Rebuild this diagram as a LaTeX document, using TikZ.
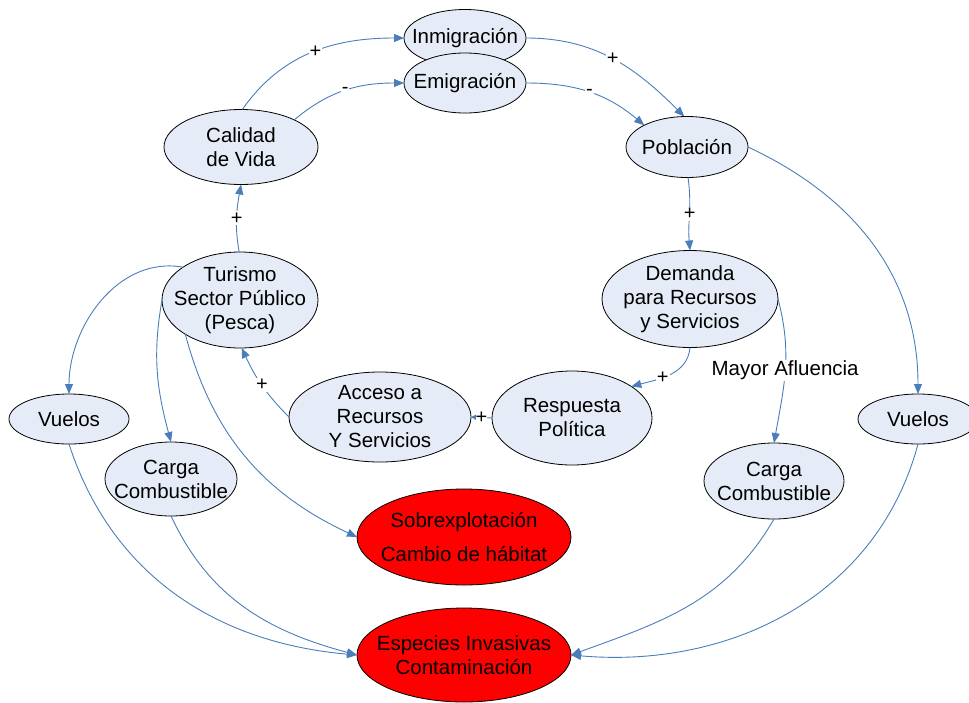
\documentclass[tikz,border=0pt]{standalone}
\usepackage{fontspec}
\setmainfont{Liberation Sans}
\usetikzlibrary{shapes.geometric,arrows.meta}
\definecolor{lineblue}{RGB}{74,126,187}
\definecolor{nodefill}{RGB}{230,236,247}
\definecolor{hot}{RGB}{255,0,0}
\begin{document}
\begin{tikzpicture}[x=1pt,y=-1pt,
  bubble/.style={ellipse,draw=black,line width=0.8pt,fill=nodefill,inner sep=0pt,outer sep=0pt},
  hotbubble/.style={bubble,fill=hot},
  txt/.style={align=center,inner sep=0pt,font=\fontsize{20.5}{24}\selectfont},
  link/.style={draw=lineblue,line width=0.9pt,-{Triangle[length=10pt,width=8pt]}},
  shortlink/.style={draw=lineblue,line width=0.9pt,-{Triangle[length=5pt,width=5pt]}},
  sign/.style={fill=white,inner sep=1pt,font=\fontsize{20}{22}\selectfont},
  flow/.style={fill=white,inner sep=1pt,font=\fontsize{20.5}{24}\selectfont},
]
\useasboundingbox (0,0) rectangle (969,702);

% nodes
\node[bubble,minimum width=122pt,minimum height=57pt,label={[txt]center:Inmigración}] (inm) at (465,38) {};
\node[bubble,minimum width=122pt,minimum height=60pt,label={[txt]center:Emigración}] (emi) at (465,83) {};
\node[bubble,minimum width=154pt,minimum height=75pt,label={[txt]center:Calidad\\de Vida}] (cal) at (241,147) {};
\node[bubble,minimum width=122pt,minimum height=61pt,label={[txt]center:Población}] (pob) at (687,147) {};
\node[bubble,minimum width=156pt,minimum height=96pt,label={[txt]center:Turismo\\Sector Público\\(Pesca)}] (tur) at (240,300) {};
\node[bubble,minimum width=176pt,minimum height=97pt,label={[txt]center:Demanda\\para Recursos\\y Servicios}] (dem) at (690,299) {};
\node[bubble,minimum width=182pt,minimum height=90pt,label={[txt]center:Acceso a\\Recursos\\Y Servicios}] (acc) at (380,417) {};
\node[bubble,minimum width=160pt,minimum height=94pt,label={[txt]center:Respuesta\\Política}] (resp) at (572,418) {};
\node[bubble,minimum width=120pt,minimum height=50pt,label={[txt]center:Vuelos}] (vl) at (69,419) {};
\node[bubble,minimum width=132pt,minimum height=74pt,label={[txt]center:Carga\\Combustible}] (cl) at (171,479) {};
\node[bubble,minimum width=120pt,minimum height=50pt,label={[txt]center:Vuelos}] (vr) at (918,419) {};
\node[bubble,minimum width=140pt,minimum height=76pt,label={[txt]center:Carga\\Combustible}] (cr) at (774,481) {};
\node[hotbubble,minimum width=214pt,minimum height=96pt,label={[txt]center:Sobrexplotación\\[10pt]Cambio de hábitat}] (sob) at (464,537) {};
\node[hotbubble,minimum width=214pt,minimum height=94pt,label={[txt]center:Especies Invasivas\\Contaminación}] (esp) at (464,655) {};

% connectors
\draw[link] (cal.88) to[out=55,in=180] node[sign,pos=0.52]{+} (inm.180);
\draw[link] (cal.27) to[out=40,in=180] node[sign,pos=0.5]{-} (emi.180);
\draw[link] (inm.0) to[out=0,in=135] node[sign,pos=0.5]{+} (pob.95);
\draw[link] (emi.0) to[out=0,in=140] node[sign,pos=0.5]{-} (pob.153);
\draw[link] (pob.-88) to[out=-82,in=95] node[sign,pos=0.5]{+} (dem.90);
\draw[link] (pob.0) to[out=-25,in=90] (vr.90);
\draw[link] (tur.91) to[out=100,in=260] node[sign,pos=0.5]{+} (cal.-90);
\draw[link] (tur.150) to[out=170,in=90] (vl.90);
\draw[link] (tur.180) to[out=-100,in=105] (cl.90);
\draw[link] (tur.212) to[out=-75,in=155] (sob.180);
\draw[link] (acc.180) to[out=135,in=-65] node[sign,pos=0.5]{+} (tur.-88);
\draw[shortlink] (resp.180) -- node[sign,inner sep=0pt]{+} (acc.0);
\draw[link] (dem.-90) to[out=-95,in=15] node[sign,pos=0.6]{+} (resp.28);
\draw[link] (dem.0) to[out=-75,in=80] node[flow,pos=0.5]{Mayor Afluencia} (cr.90);
\draw[link] (vl.-90) to[out=-72,in=175] (esp.180);
\draw[link] (cl.-90) to[out=-65,in=165] (esp.180);
\draw[link] (cr.-90) to[out=-120,in=20] (esp.0);
\draw[link] (vr.-90) to[out=-105,in=-5] (esp.0);
\end{tikzpicture}
\end{document}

◆ ◆ ◆ ◆

• [AIM]: Repeat the data exactly, without the pictures.

• [RESULT OF THE EXERCISE]:
Rebuild this diagram as a LaTeX document, using TikZ.
\documentclass[tikz,border=0pt]{standalone}
\usepackage{fontspec}
\setmainfont{Liberation Sans}
\usetikzlibrary{shapes.geometric,arrows.meta}
\definecolor{lineblue}{RGB}{74,126,187}
\definecolor{nodefill}{RGB}{230,236,247}
\definecolor{hot}{RGB}{255,0,0}
\begin{document}
\begin{tikzpicture}[x=1pt,y=-1pt,
  bubble/.style={ellipse,draw=black,line width=0.8pt,fill=nodefill,inner sep=0pt,outer sep=0pt},
  hotbubble/.style={bubble,fill=hot},
  txt/.style={align=center,inner sep=0pt,font=\fontsize{20.5}{24}\selectfont},
  link/.style={draw=lineblue,line width=0.9pt,-{Triangle[length=10pt,width=8pt]}},
  shortlink/.style={draw=lineblue,line width=0.9pt,-{Triangle[length=5pt,width=5pt]}},
  sign/.style={fill=white,inner sep=1pt,font=\fontsize{20}{22}\selectfont},
  flow/.style={fill=white,inner sep=1pt,font=\fontsize{20.5}{24}\selectfont},
]
\useasboundingbox (0,0) rectangle (969,702);

% nodes
\node[bubble,minimum width=122pt,minimum height=57pt,label={[txt]center:Inmigración}] (inm) at (465,38) {};
\node[bubble,minimum width=122pt,minimum height=60pt,label={[txt]center:Emigración}] (emi) at (465,83) {};
\node[bubble,minimum width=154pt,minimum height=75pt,label={[txt]center:Calidad\\de Vida}] (cal) at (241,147) {};
\node[bubble,minimum width=122pt,minimum height=61pt,label={[txt]center:Población}] (pob) at (687,147) {};
\node[bubble,minimum width=156pt,minimum height=96pt,label={[txt]center:Turismo\\Sector Público\\(Pesca)}] (tur) at (240,300) {};
\node[bubble,minimum width=176pt,minimum height=97pt,label={[txt]center:Demanda\\para Recursos\\y Servicios}] (dem) at (690,299) {};
\node[bubble,minimum width=182pt,minimum height=90pt,label={[txt]center:Acceso a\\Recursos\\Y Servicios}] (acc) at (380,417) {};
\node[bubble,minimum width=160pt,minimum height=94pt,label={[txt]center:Respuesta\\Política}] (resp) at (572,418) {};
\node[bubble,minimum width=120pt,minimum height=50pt,label={[txt]center:Vuelos}] (vl) at (69,419) {};
\node[bubble,minimum width=132pt,minimum height=74pt,label={[txt]center:Carga\\Combustible}] (cl) at (171,479) {};
\node[bubble,minimum width=120pt,minimum height=50pt,label={[txt]center:Vuelos}] (vr) at (918,419) {};
\node[bubble,minimum width=140pt,minimum height=76pt,label={[txt]center:Carga\\Combustible}] (cr) at (774,481) {};
\node[hotbubble,minimum width=214pt,minimum height=96pt,label={[txt]center:Sobrexplotación\\[10pt]Cambio de hábitat}] (sob) at (464,537) {};
\node[hotbubble,minimum width=214pt,minimum height=94pt,label={[txt]center:Especies Invasivas\\Contaminación}] (esp) at (464,655) {};

% connectors
\draw[link] (cal.88) to[out=55,in=180] node[sign,pos=0.52]{+} (inm.180);
\draw[link] (cal.27) to[out=40,in=180] node[sign,pos=0.5]{-} (emi.180);
\draw[link] (inm.0) to[out=0,in=135] node[sign,pos=0.5]{+} (pob.95);
\draw[link] (emi.0) to[out=0,in=140] node[sign,pos=0.5]{-} (pob.153);
\draw[link] (pob.-88) to[out=-82,in=95] node[sign,pos=0.5]{+} (dem.90);
\draw[link] (pob.0) to[out=-25,in=90] (vr.90);
\draw[link] (tur.91) to[out=100,in=260] node[sign,pos=0.5]{+} (cal.-90);
\draw[link] (tur.150) to[out=170,in=90] (vl.90);
\draw[link] (tur.180) to[out=-100,in=105] (cl.90);
\draw[link] (tur.212) to[out=-75,in=155] (sob.180);
\draw[link] (acc.180) to[out=135,in=-65] node[sign,pos=0.5]{+} (tur.-88);
\draw[shortlink] (resp.180) -- node[sign,inner sep=0pt]{+} (acc.0);
\draw[link] (dem.-90) to[out=-95,in=15] node[sign,pos=0.6]{+} (resp.28);
\draw[link] (dem.0) to[out=-75,in=80] node[flow,pos=0.5]{Mayor Afluencia} (cr.90);
\draw[link] (vl.-90) to[out=-72,in=175] (esp.180);
\draw[link] (cl.-90) to[out=-65,in=165] (esp.180);
\draw[link] (cr.-90) to[out=-120,in=20] (esp.0);
\draw[link] (vr.-90) to[out=-105,in=-5] (esp.0);
\end{tikzpicture}
\end{document}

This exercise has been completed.